Nick Ball may have won the respect of the boxing world but the unbeaten featherweight will board his flight home from Saudi Arabia without the prize he really wanted; the WBC featherweight title.

If long time champion Rey Vargas shaded the first half of Friday’s title fight, Ball dominated the second.

The 27-year-old Liverpudlian walked through some solid body shots and steadily ramped up the pace and pressure as the rounds passed. He also dropped the much taller Mexican in the eighth and 11th rounds. 

Vargas never fully unravelled but once the momentum of the fight had turned against him, he found it all but impossible to reverse it. 

At the final bell, there seemed to be only one winner. Instead, Ball had to settle for a majority draw. The scorecards varied wildly. One judge had Ball winning clearly, 116-110, another scored the fight 114-112 for Vargas while the third judge couldn’t separate them and handed in a 113-113 card. 
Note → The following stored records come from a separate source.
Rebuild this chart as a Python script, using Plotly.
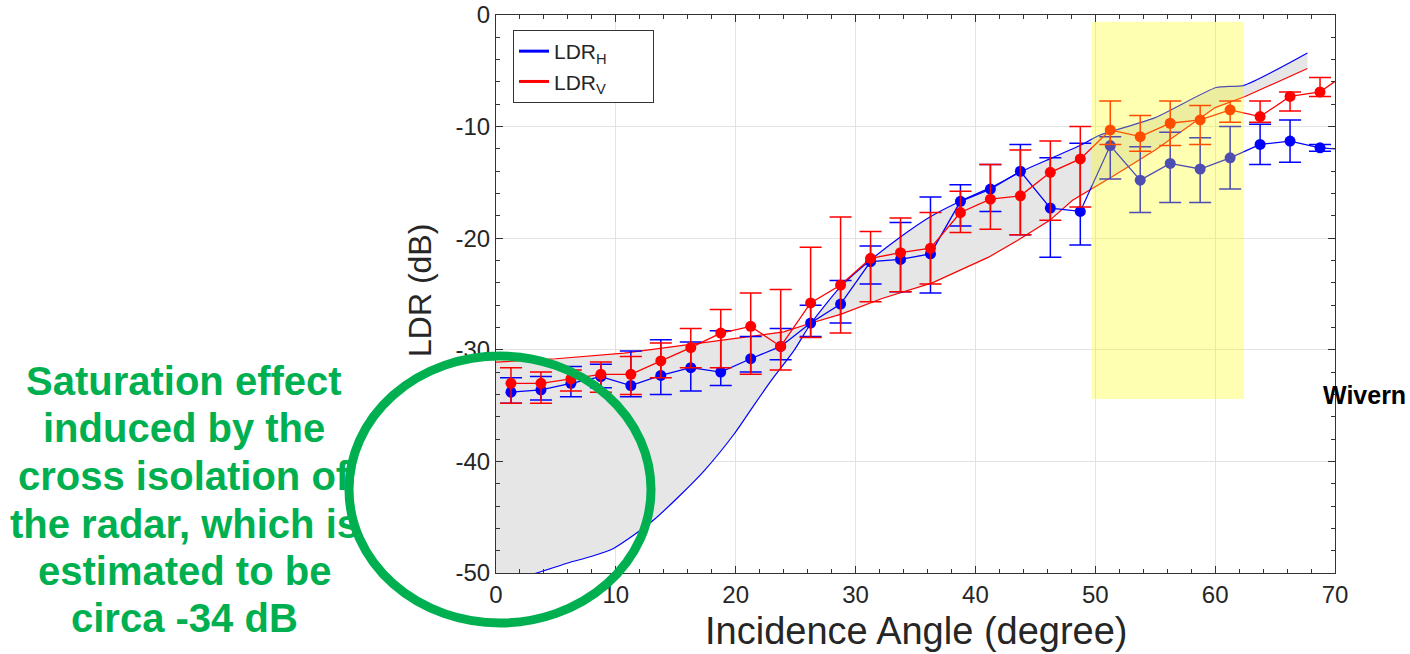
import plotly.graph_objects as go

# ---------------- data ----------------
angle = [1.25, 3.75, 6.25, 8.75, 11.25, 13.75, 16.25, 18.75, 21.25, 23.75,
         26.25, 28.75, 31.25, 33.75, 36.25, 38.75, 41.25, 43.75, 46.25, 48.75,
         51.25, 53.75, 56.25, 58.75, 61.25, 63.75, 66.25, 68.75, 71.25]

ldr_h = [-33.8, -33.6, -33.0, -32.4, -33.2, -32.3, -31.6, -32.0, -30.8, -29.7,
         -27.6, -25.9, -22.1, -21.9, -21.4, -16.7, -15.6, -14.0, -17.3, -17.6,
         -11.7, -14.8, -13.3, -13.8, -12.8, -11.6, -11.3, -11.9, -12.1]
ldr_h_top = [-32.5, -32.4, -31.5, -31.3, -30.1, -29.1, -29.3, -28.3, -28.8, -28.1,
             -26.0, -23.8, -20.7, -18.6, -16.3, -15.2, -13.4, -11.6, -12.8, -11.5,
             -10.9, -11.8, -10.5, -11.0, -10.0, -9.8, -9.4, -11.6, -12.1]
ldr_h_bot = [-34.8, -34.5, -34.2, -33.4, -34.2, -34.0, -33.7, -33.2, -32.0, -30.9,
             -28.8, -27.6, -24.1, -24.8, -24.9, -18.9, -17.6, -19.7, -21.7, -20.6,
             -14.7, -17.7, -16.8, -16.8, -15.6, -13.4, -13.2, -12.2, -12.1]

ldr_v = [-33.0, -33.0, -32.6, -32.2, -32.2, -31.0, -29.8, -28.5, -27.9, -29.7,
         -25.8, -24.2, -21.8, -21.3, -20.9, -17.7, -16.5, -16.2, -14.1, -12.9,
         -10.3, -10.9, -9.7, -9.4, -8.5, -9.1, -7.3, -6.9, -5.0]
ldr_v_top = [-31.6, -32.0, -31.8, -31.1, -30.6, -29.4, -28.1, -26.4, -24.9, -24.6,
             -20.8, -18.1, -19.4, -18.2, -17.7, -15.8, -13.4, -12.1, -11.3, -10.0,
             -7.7, -9.0, -7.7, -8.1, -7.7, -7.7, -6.9, -5.6, -5.0]
ldr_v_bot = [-34.8, -34.8, -33.7, -33.8, -34.0, -32.5, -31.6, -31.6, -32.2, -31.8,
             -28.9, -28.5, -25.7, -24.8, -24.1, -19.5, -19.2, -19.7, -18.4, -17.2,
             -11.6, -12.2, -11.7, -11.6, -9.6, -9.6, -8.6, -7.3, -5.0]

# model envelopes
env_h_x = [0, 3.4, 6, 8, 9.8, 11.5, 13.1, 15.3, 17.4, 19.9, 21.5, 23, 24.9, 26.3,
           28.7, 31.2, 33.6, 36.2, 38.9, 41.4, 43.7, 46.4, 48.9, 50.3, 55, 60.1,
           62.4, 67.7]
env_h_y = [-51.0, -50.0, -49.1, -48.5, -47.8, -46.6, -45.3, -43.1, -40.8, -37.5,
           -35.0, -32.7, -30.0, -27.6, -24.4, -22.0, -20.0, -18.1, -16.6, -15.4,
           -14.1, -12.8, -11.6, -10.8, -9.2, -6.5, -6.3, -3.4]
env_v_x = [0, 5, 10.7, 17.1, 24, 26.3, 28.8, 32.2, 36.4, 41.1, 43.5, 46.2, 48.1,
           51.4, 55, 60, 62.5, 67.7]
env_v_y = [-31.1, -30.8, -30.3, -29.4, -28.4, -27.6, -26.8, -25.4, -24.0, -21.7,
           -20.2, -18.4, -16.6, -14.5, -12.1, -8.3, -7.3, -4.8]

x_ticks = [0, 10, 20, 30, 40, 50, 60, 70]
y_ticks = [0, -10, -20, -30, -40, -50]

highlight_x = [49.7, 62.4]
highlight_y = [-34.4, -0.6]

note_lines = ["Saturation effect", "induced by the", "cross isolation of",
              "the radar, which is", "estimated to be", "circa -34 dB"]

# ---------------- layout geometry ----------------
W, H = 1410, 654
ML, MR, MT, MB = 496, 75, 15, 81
PW, PH = W - ML - MR, H - MT - MB


def px(xp):
    return (xp - ML) / PW


def py(yp):
    return (H - MB - yp) / PH


FONT = "Liberation Sans, Arial, sans-serif"
BLUE = "#0000ff"
RED = "#ff0000"
GREEN = "#00b050"

fig = go.Figure()

# grey envelope band
fig.add_trace(go.Scatter(
    x=env_h_x + env_v_x[::-1], y=env_h_y + env_v_y[::-1],
    fill="toself", fillcolor="#e6e6e6", line=dict(width=0),
    mode="lines", showlegend=False, hoverinfo="skip"))
fig.add_trace(go.Scatter(x=env_h_x, y=env_h_y, mode="lines",
                         line=dict(color=BLUE, width=1.2, shape="spline", smoothing=0.6),
                         showlegend=False))
fig.add_trace(go.Scatter(x=env_v_x, y=env_v_y, mode="lines",
                         line=dict(color=RED, width=1.2), showlegend=False))


def add_series(y, top, bot, color):
    plus = [t - v for t, v in zip(top, y)]
    minus = [v - b for v, b in zip(y, bot)]
    fig.add_trace(go.Scatter(
        x=angle, y=y, mode="lines+markers",
        line=dict(color=color, width=1.3),
        marker=dict(color=color, size=11),
        error_y=dict(type="data", array=plus, arrayminus=minus, symmetric=False,
                     color=color, thickness=1.5, width=11),
        showlegend=False))


add_series(ldr_h, ldr_h_top, ldr_h_bot, BLUE)
add_series(ldr_v, ldr_v_top, ldr_v_bot, RED)

# legend entries (line only)
NB = "\u00a0" * 7
fig.add_trace(go.Scatter(x=[None], y=[None], mode="lines", name="LDR<sub>H</sub>" + NB,
                         line=dict(color=BLUE, width=3)))
fig.add_trace(go.Scatter(x=[None], y=[None], mode="lines", name="LDR<sub>V</sub>" + NB,
                         line=dict(color=RED, width=3)))

axis_common = dict(
    showline=True, linecolor="#333333", linewidth=1, mirror="ticks",
    ticks="inside", ticklen=7, tickcolor="#333333", automargin=False,
    showgrid=True, gridcolor="#e3e3e3", gridwidth=1, zeroline=False,
    tickfont=dict(family=FONT, size=24, color="#262626"),
)

fig.update_xaxes(range=[0, 70], tickmode="array", tickvals=x_ticks,
                 ticktext=[str(v) for v in x_ticks],
                 minor=dict(dtick=2, ticks="inside", ticklen=4, tickcolor="#333333",
                            showgrid=False),
                 **axis_common)
fig.update_yaxes(range=[-50, 0], tickmode="array", tickvals=y_ticks,
                 ticktext=[str(v) for v in y_ticks],
                 minor=dict(dtick=2, ticks="inside", ticklen=4, tickcolor="#333333",
                            showgrid=False),
                 **axis_common)

shapes = [
    dict(type="rect", xref="x", yref="y", x0=highlight_x[0], x1=highlight_x[1],
         y0=highlight_y[0], y1=highlight_y[1], fillcolor="rgba(255,255,0,0.3)",
         line=dict(width=0), layer="above"),
    dict(type="circle", xref="paper", yref="paper",
         x0=px(349), x1=px(651), y0=py(623), y1=py(356),
         line=dict(color=GREEN, width=9), layer="above"),
]

annotations = [
    dict(text="LDR (dB)", xref="paper", yref="paper", x=px(420), y=py(291),
         textangle=-90, showarrow=False, xanchor="center", yanchor="middle",
         font=dict(family=FONT, size=32, color="#262626")),
    dict(text="Incidence Angle (degree)", xref="paper", yref="paper",
         x=px(916), y=py(631), showarrow=False, xanchor="center", yanchor="middle",
         font=dict(family=FONT, size=38, color="#262626")),
    dict(text="<b>Wivern</b>", xref="paper", yref="paper", x=px(1364), y=py(395),
         showarrow=False, xanchor="center", yanchor="middle",
         font=dict(family=FONT, size=25, color="#000000")),
]
centers = [381, 428, 476, 524, 571, 618]
for line, yc in zip(note_lines, centers):
    annotations.append(dict(
        text="<b>" + line + "</b>", xref="paper", yref="paper", x=px(184), y=py(yc),
        showarrow=False, xanchor="center", yanchor="middle",
        font=dict(family=FONT, size=40, color=GREEN)))

fig.update_layout(
    width=W, height=H,
    margin=dict(l=ML, r=MR, t=MT, b=MB, pad=0, autoexpand=False),
    paper_bgcolor="white", plot_bgcolor="white",
    shapes=shapes, annotations=annotations,
    legend=dict(x=px(513), y=py(30), xanchor="left", yanchor="top",
                bgcolor="white", bordercolor="#333333", borderwidth=1,
                font=dict(family=FONT, size=21, color="#262626"),
                tracegroupgap=0),
    font=dict(family=FONT),
)

fig.write_html("out.html")
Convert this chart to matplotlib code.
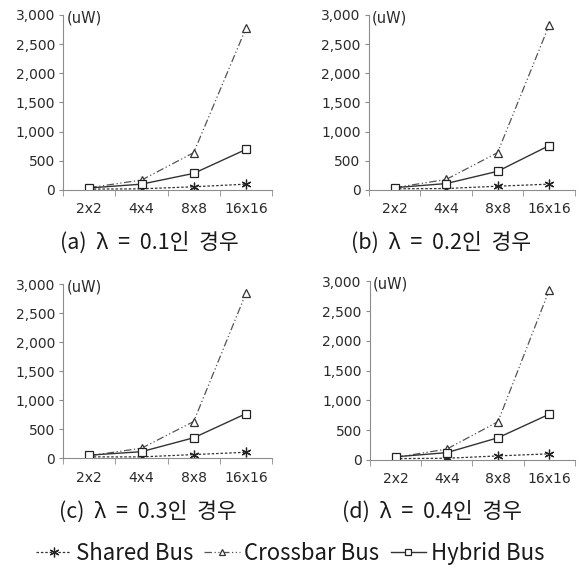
import matplotlib
matplotlib.use('Agg')
import matplotlib.pyplot as plt
import matplotlib.ticker as ticker
from matplotlib.lines import Line2D

plt.rcParams['font.family'] = ['Noto Sans CJK KR', 'DejaVu Sans']

sizes = ['2x2', '4x4', '8x8', '16x16']
lambdas = ['0.1', '0.2', '0.3', '0.4']
panel_tags = ['(a)', '(b)', '(c)', '(d)']

shared = [[15, 20, 55, 100], [20, 25, 65, 100], [20, 20, 60, 100], [20, 25, 65, 100]]
crossbar = [[40, 170, 640, 2770], [40, 180, 640, 2820], [40, 170, 630, 2840], [40, 180, 640, 2850]]
hybrid = [[35, 100, 285, 695], [40, 110, 320, 760], [50, 110, 350, 765], [50, 120, 370, 765]]

axis_col = '#8c8c8c'
txt_col = '#2a2a2a'
star = (6, 2, 0)
tick_font = ['DejaVu Sans']

fig = plt.figure(figsize=(5.8, 5.74), dpi=100)
boxes = [[0.109, 0.669, 0.360, 0.305],
         [0.636, 0.669, 0.355, 0.305],
         [0.109, 0.202, 0.360, 0.303],
         [0.638, 0.199, 0.353, 0.311]]
cap_pos = [(0.257, 0.578), (0.760, 0.578), (0.255, 0.109), (0.745, 0.109)]

for i in range(4):
    ax = fig.add_axes(boxes[i])
    x = range(len(sizes))
    ax.plot(x, shared[i], color='#333333', ls=(0, (2, 1.5)), lw=0.9,
            marker=star, ms=7, mew=0.9, mfc='none', mec='#222222')
    ax.plot(x, crossbar[i], color='#555555', ls=(0, (6, 2, 1, 2, 1, 2)), lw=0.9,
            marker='^', ms=6, mew=0.9, mfc='white', mec='#333333')
    ax.plot(x, hybrid[i], color='#333333', ls='-', lw=1.0,
            marker='s', ms=6, mew=0.9, mfc='white', mec='#222222')

    ax.set_xlim(-0.5, 3.5)
    ax.set_ylim(0, 3000)
    ax.set_yticks([0, 500, 1000, 1500, 2000, 2500, 3000])
    ax.yaxis.set_major_formatter(ticker.FuncFormatter(lambda v, p: '{:,.0f}'.format(v)))
    ax.set_xticks(list(x))
    ax.set_xticklabels(sizes)
    ax.set_xticks([-0.5, 0.5, 1.5, 2.5, 3.5], minor=True)
    ax.tick_params(axis='x', which='major', length=0, labelsize=10, pad=9, colors=txt_col)
    ax.tick_params(axis='x', which='minor', length=4, direction='out', color=axis_col)
    ax.tick_params(axis='y', length=3, labelsize=10, pad=3, color=axis_col, labelcolor=txt_col)
    for lab in ax.get_xticklabels() + ax.get_yticklabels():
        lab.set_family(tick_font)
    for s in ['top', 'right']:
        ax.spines[s].set_visible(False)
    for s in ['left', 'bottom']:
        ax.spines[s].set_color(axis_col)
        ax.spines[s].set_linewidth(0.8)
    ax.text(0.015, 0.985, '(uW)', transform=ax.transAxes, fontsize=10.5, family=tick_font,
            color=txt_col, va='center', ha='left')

    fig.text(cap_pos[i][0], cap_pos[i][1],
             panel_tags[i] + '  \u03bb  =  ' + lambdas[i] + '인  경우',
             fontsize=15.5, ha='center', va='center', color='#1a1a1a')

handles = [
    Line2D([], [], color='#333333', ls=(0, (2, 1.5)), lw=0.9, marker=star, ms=7, mew=0.9, mec='#222222'),
    Line2D([], [], color='#555555', ls=(0, (6, 2, 1, 2, 1, 2)), lw=0.9, marker='^', ms=5, mew=0.9,
           mfc='white', mec='#333333'),
    Line2D([], [], color='#333333', ls='-', lw=1.0, marker='s', ms=5, mew=0.9, mfc='white', mec='#222222'),
]
fig.legend(handles, ['Shared Bus', 'Crossbar Bus', 'Hybrid Bus'], loc='center',
           bbox_to_anchor=(0.5, 0.036), ncol=3, frameon=False, fontsize=16,
           handlelength=1.6, handletextpad=0.2, columnspacing=0.5, labelcolor='#1a1a1a')

plt.savefig('out.png', dpi=100)
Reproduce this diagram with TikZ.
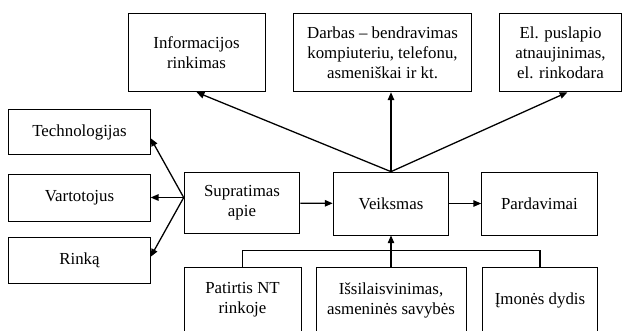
\documentclass[tikz,border=0pt]{standalone}
\usepackage{fontspec}
\setmainfont{Liberation Serif}
\usetikzlibrary{arrows.meta, positioning, calc}

\begin{document}
\begin{tikzpicture}[
    x=0.7pt, y=-0.7pt,
    every node/.style={font=\fontsize{11.8}{14}\selectfont},
    box/.style={rectangle, draw, line width=0.6pt, align=center, inner sep=0pt},
    arr/.style={-{Triangle[length=5.5pt, width=4.5pt]}, line width=0.9pt},
    ln/.style={line width=0.9pt}
]
    \path[use as bounding box, clip] (0,0) rectangle (624,330);

    \node[box, minimum width=96pt, minimum height=55pt]  (info) at (196.5,52.5) {Informacijos\\rinkimas};
    \node[box, minimum width=125pt, minimum height=55pt] (darb) at (382.5,52.5) {Darbas -- bendravimas\\kompiuteriu, telefonu,\\asmeniškai ir kt.};
    \node[box, minimum width=85pt, minimum height=55pt]  (elps) at (560.5,52.5) {El. puslapio\\atnaujinimas,\\el. rinkodara};

    \node[box, minimum width=99pt, minimum height=32pt] (tech) at (79.5,132) {Technologijas};
    \node[box, minimum width=99pt, minimum height=33pt] (vart) at (79.5,197.5) {Vartotojus};
    \node[box, minimum width=99pt, minimum height=32pt] (rink) at (79.5,260.5) {Rinką};

    \node[box, minimum width=81pt, minimum height=43pt] (supr) at (242,203) {Supratimas\\apie};
    \node[box, minimum width=81pt, minimum height=44pt] (veik) at (391,203.5) {Veiksmas};
    \node[box, minimum width=81pt, minimum height=44pt] (pard) at (539.5,203.5) {Pardavimai};

    \node[box, minimum width=82pt, minimum height=45pt]  (pati) at (242.5,300) {Patirtis NT\\rinkoje};
    \node[box, minimum width=105pt, minimum height=45pt] (issi) at (391,300) {Išsilaisvinimas,\\asmeninės savybės};
    \node[box, minimum width=81pt, minimum height=45pt]  (imon) at (540,300) {Įmonės dydis};

    \coordinate (sl) at (supr.west |- vart.east);
    \draw[arr] (sl) -- (tech.355);
    \draw[arr] (sl) -- (vart.east);
    \draw[arr] (sl) -- (rink.3);

    \draw[arr] (supr) -- (veik);
    \draw[arr] (veik) -- (pard);

    \draw[arr] (veik.north) -- (info.south);
    \draw[arr] (veik.north) -- (veik.north |- darb.south);
    \draw[arr] (veik.north) -- (elps.280);

    \draw[ln] (pati.north) -- ++(0,-17) -| (imon.north);
    \draw[arr] (issi.north) -- (veik.south);
\end{tikzpicture}
\end{document}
“The reaction of the crowd said it all. The boos were cascading down from the top. I don’t think anyone was happy with that decision,” Ball’s trainer Paul Stevenson told Boxing Now. “This is what’s wrong with boxing a lot of the time. You get a close, hard fight but the clear emergence of someone new. You have to kill the king to become the king. He does everything that’s asked of him and more and wins clearly in the eyes of most.

“Some of those scorecards are all over the place. The referee – I don’t know where they’ve got him from but I wouldn’t like to see him again. It’s very frustrating to say the least.”

While Stevenson was obviously frustrated and disappointed by the scorecards, he also wanted to draw attention to the performance of the referee, Giovanni Poggi.

It is said that a good referee should barely be noticed but Poggi played a major role in the fight. Some of his warnings were justified – the shoulder throw Ball landed on Vargas in the early rounds almost won him the fight by ippon – but the Italian official prevented Ball from working when he got inside Vargas’ long arms and generally seemed extremely receptive to the Mexican veteran’s complaints and histrionics from the opening bell.

The short, powerful Ball (19-01, 11 KOs) knew that he would have to make life as uncomfortable as possible for Vargas (36-1-1, 22 KOs) at every opportunity and although he bullied, pushed and rough-housed the 33-year-old, he generally did a good job of keeping his attacks on the right side of legal. 

Vargas is an experienced, world-class operator and may still have banked those early rounds even had Ball been allowed to impose himself, but he would have had to work much harder to do so. Given the way Ball finished, the scorecards may even have been rendered irrelevant. 

“I spoke to the referee when he came round to give the pre-fight instructions,” Stevenson revealed. “I said we had a tall opponent who is going to want to box and move. Please give Nick the opportunity to work inside before you jump in and break the fight. Straight away he was very dismissive of it and when the fight happened, as soon as they got close – like I knew he would because I could tell by his body language before – he was right in there. 

“I don’t like to slag him [Vargas] off because he’s a world champion but I was disappointed in the way he carried himself. Throwing himself on the floor and complaining constantly. I don’t think he conducted himself as a champion and he goes home with the belt and not Nick. We’d love that rematch.”